While we were at Eagle Nest Lake, NM, we noticed our neighbor had a sleek looking TV antenna on his trailer. Jim talked to him about it, and how difficult it was to install (Wayne did it himself), so he and Debbie decided we needed to get rid of our old rattling batwing antennas and get a Jack.
We ordered a couple from PPL, who had the best price, and they were delivered last week at Herron Lake. Jim does not have a good history with do-it-yourself projects, but he found some You Tube videos and studied the installation instructions carefully. On Monday he and Debbie decided to work on hers first, since her roof had more shade, so up they went. Since I can’t work up the courage to climb the ladder and get on the roof, I was the gofer.

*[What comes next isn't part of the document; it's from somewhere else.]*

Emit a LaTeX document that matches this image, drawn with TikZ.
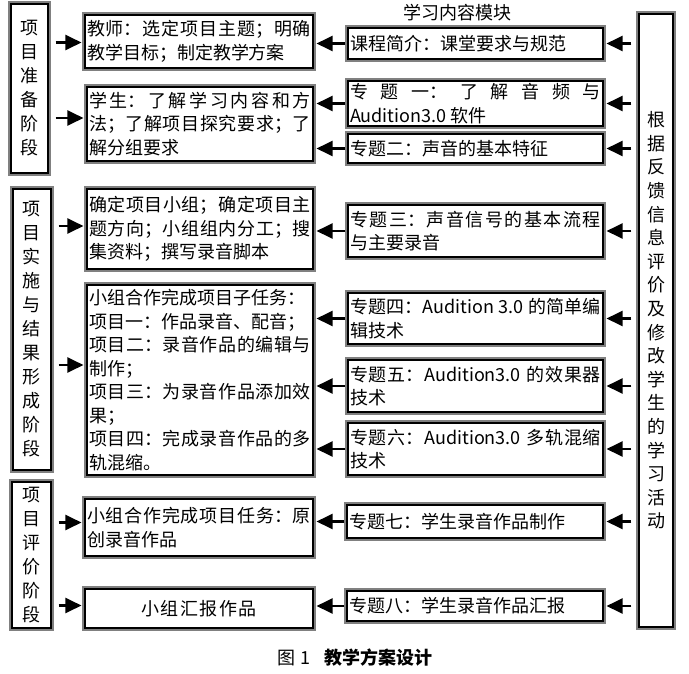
\documentclass[tikz,border=0pt]{standalone}
\usepackage{fontspec}
\setmainfont{Noto Sans CJK SC}
\usetikzlibrary{arrows.meta}
\XeTeXlinebreaklocale "zh"
\XeTeXlinebreakskip=0pt plus 1pt
\newcommand{\boxfont}{\fontsize{18}{23.5}\selectfont}
\newcommand{\colfont}{\fontsize{18}{24}\selectfont}
\begin{document}
\begin{tikzpicture}[x=1pt, y=-1pt,
		box/.style={fill=white, draw=black, line width=1.1pt,
			preaction={draw=gray, line width=6pt},
			preaction={draw=white, line width=2.6pt},
			inner xsep=2pt, inner ysep=1pt, align=justify, font=\boxfont},
		stage/.style={box, align=center, font=\colfont},
		arr/.style={-{Triangle[length=16pt,width=15pt]}, line width=2.2pt, shorten >=3pt}]
	\useasboundingbox (0,0) rectangle (689,673);
	\node[stage, text width=33pt, minimum height=169pt] (s1) at (29.5,88.5) {项\\目\\准\\备\\阶\\段};
	\node[stage, text width=34pt, minimum height=281pt] (s2) at (32,329.5) {项\\目\\实\\施\\与\\结\\果\\形\\成\\阶\\段};
	\node[stage, text width=35pt, minimum height=146pt] (s3) at (31.5,555) {项\\目\\评\\价\\阶\\段};
	\node[box, text width=224pt, minimum height=53pt] (M1) at (199,41.5) {教师：选定项目主题；明确\linebreak 教学目标；制定教学方案};
	\node[box, text width=222pt, minimum height=74pt] (M2) at (200,124) {学生：了解学习内容和方\linebreak 法；了解项目探究要求；了\linebreak 解分组要求};
	\node[box, text width=222pt, minimum height=80pt] (M3) at (200,229) {确定项目小组；确定项目主\linebreak 题方向；小组组内分工；搜\linebreak 集资料；撰写录音脚本};
	\node[box, text width=222pt, minimum height=190pt] (M4) at (200,380) {小组合作完成项目子任务：\\项目一：作品录音、配音；\\项目二：录音作品的编辑与\linebreak 制作；\\项目三：为录音作品添加效\linebreak 果；\\项目四：完成录音作品的多\linebreak 轨混缩。};
	\node[box, text width=224pt, minimum height=57pt] (M5) at (199,527.5) {小组合作完成项目任务：原\linebreak 创录音作品};
	\node[box, align=center, text width=224pt, minimum height=39pt] (M6) at (199,608.5) {小组汇报作品};
	\node[font=\boxfont] (title) at (457,13) {学习内容模块};
	\node[box, text width=251pt, minimum height=31pt] (R0) at (475.5,43.5) {课程简介：课堂要求与规范};
	\node[box, text width=251pt, minimum height=45pt] (R1) at (475.5,103.5) {专题一：了解音频与\linebreak Audition3.0 软件};
	\node[box, text width=251pt, minimum height=29pt] (R2) at (475.5,148.5) {专题二：声音的基本特征};
	\node[box, text width=251pt, minimum height=52pt] (R3) at (475.5,231) {专题三：声音信号的基本流程\linebreak 与主要录音};
	\node[box, text width=251pt, minimum height=51pt] (R4) at (475.5,318.5) {专题四：Audition 3.0 的简单编\linebreak 辑技术};
	\node[box, text width=251pt, minimum height=52pt] (R5) at (475.5,386) {专题五：Audition3.0 的效果器\linebreak 技术};
	\node[box, text width=251pt, minimum height=52pt] (R6) at (475.5,449) {专题六：Audition3.0 多轨混缩\linebreak 技术};
	\node[box, text width=252pt, minimum height=33pt] (R7) at (475,521.5) {专题七：学生录音作品制作};
	\node[box, text width=252pt, minimum height=30pt] (R8) at (475,606) {专题八：学生录音作品汇报};
	\node[stage, font=\fontsize{18}{23.6}\selectfont, text width=30pt, minimum height=613pt] (T) at (656,320.5) {根\\据\\反\\馈\\信\\息\\评\\价\\及\\修\\改\\学\\生\\的\\学\\习\\活\\动};
	\foreach \s/\m/\dy in {s1/M1/-1, s1/M2/6, s2/M3/3, s2/M4/15, s3/M5/5, s3/M6/3} {
		\coordinate (tip) at ([yshift=\dy pt]\m.west);
		\draw[arr, shorten <=7pt] (\s.east |- tip) -- (tip);
	}
	\foreach \r/\m in {R0/M1, R1/M2, R2/M2, R3/M3, R4/M4, R5/M4, R6/M4, R7/M5, R8/M6}
		\draw[arr, shorten <=2pt] (\r.west) -- (\r.west -| \m.east);
	\foreach \r in {R0,R1,R2,R3,R4,R5,R6,R7,R8}
		\draw[arr, shorten <=7pt] (T.west |- \r) -- (\r.east);
	\node[font=\fontsize{18}{20}\selectfont] (cap) at (355,658) {图 1\hspace{14pt}\textbf{教学方案设计}};
\end{tikzpicture}
\end{document}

For those of you who are not familiar with Lazy Daze, they have a reputation for building a quality motorhome at a reasonable price. If you ever try to remove or replace anything the factory installed, the most difficult part is getting off all the screws, nails, glue and caulk they use. This turned out to be the hardest part of the job, since the old antenna was not only screwed down to a piece of wood under the aluminum roof, but it was glued and caulked extremely well. It took them much scraping and heating the adhesive with a hair dryer before the old antenna mount would come off. And to make it even more fun, it had the consistency and stickiness of taffy, which got all over their tools, clothes, and hands. At this point Jim told me he was sending the other one back and keeping what we had. Our neighbors with kids probably didn’t appreciate the obscenities bouncing off the roof, either.
Prying up the old mount.
Now all this glue had to be removed.
Luckily, we had some Lift Off adhesive remover, which worked fairly well.
Fast forward a few more hours, after a break for lunch, and the new Jack antenna is nicely installed on Debbie’s roof. If anyone is interested in trying this themselves, just email Jim for more details. I didn’t even have to make a trip to the hardware store, just borrowed some bigger drill bits from the camp host, which they didn’t end up using anyway, so I had the easy job.
The nice thing about the Jack is you don’t have to raise and lower it, so that’s one less thing to think about when getting ready to leave. Also there is a built in signal finder with cute little LED lights so you can easily see which direction the antenna needs to point to get the best signal. And the ceiling mount is nice looking.
I thought a nice dinner out and lots of beer would help Jim’s spirits after this long, trying day, so we went to downtown Durango to the Steamworks Brewing Co. Although we had to wait about 20 minutes for a table and the service wasn’t the best, the beer was excellent, and our Quinoa burgers and garlic-rosemary potato mash was so good we may have to go back again while we’re here.
Our table with a view of the brewery.
After a half pitcher of Backside Stout, Jim was reconsidering sending back the other antenna. I think he will tackle ours after a few days of rest, since Debbie is willing, and now they know exactly what they are getting into.
The finished product on left with it’s sleek profile. They did good!